The white barn owl took a big 'ol shit of liquified, digested raw chicken onto the floor, mere moments after being peeled out of the pink and white hair of a Dutch woman who was in the room with us, narrowly missing us all and spraying my black boots with a fine, white, stinky mist. When the owner whipped out the mop (the Swiffer kind, with disposable wet wipe sheets) to clean it up I was like,

"... What is that one doing?" -gestures toward extremely agitated owl-

"Oh, him! He hates the mop. Haha."


-whispers- "Hates it."


-owl intensity intensifies-


The little moustachioed one woke up! When I looked at the pictures later I was like, "Aww, it looks like you're crying in this one!" to which Rejon replied, "Yeah, I probably was a little".


The next night I headed out to Earthdom for the P.L.F.show (I can definitely count on one hand the number of Monday shows I've gone to) and to meet who was our brand-spanking-new friend at this point, Jharrod. I guess we actually met at that same venue during the Warfuck show two or three weekends before, but it was one of those rare nights when all the foreigners crawl out of the woodwork and are drawn like moths to a flame to one very special place, and the planets align and mystical forces converge, and I was also too drunk to remember.

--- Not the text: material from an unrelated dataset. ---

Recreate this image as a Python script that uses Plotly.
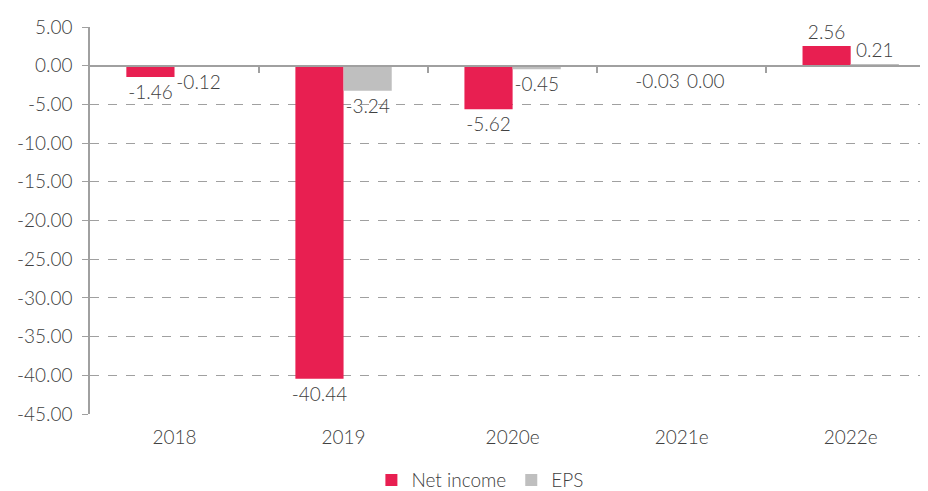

I asked Self Deconstruction's guitarist Kuzuha if this ensemble was Meta, the lolita brand I coveted as a 15 year-old who still watched anime, but he was like, "No, Angelic Pretty." 
and at that point sempai ceased to notice me. I am shame.


These are from Bodyline though, right? Right?!


RIGHT?!


P.L.F. have been doing this for well over a decade and play an extremely tight set.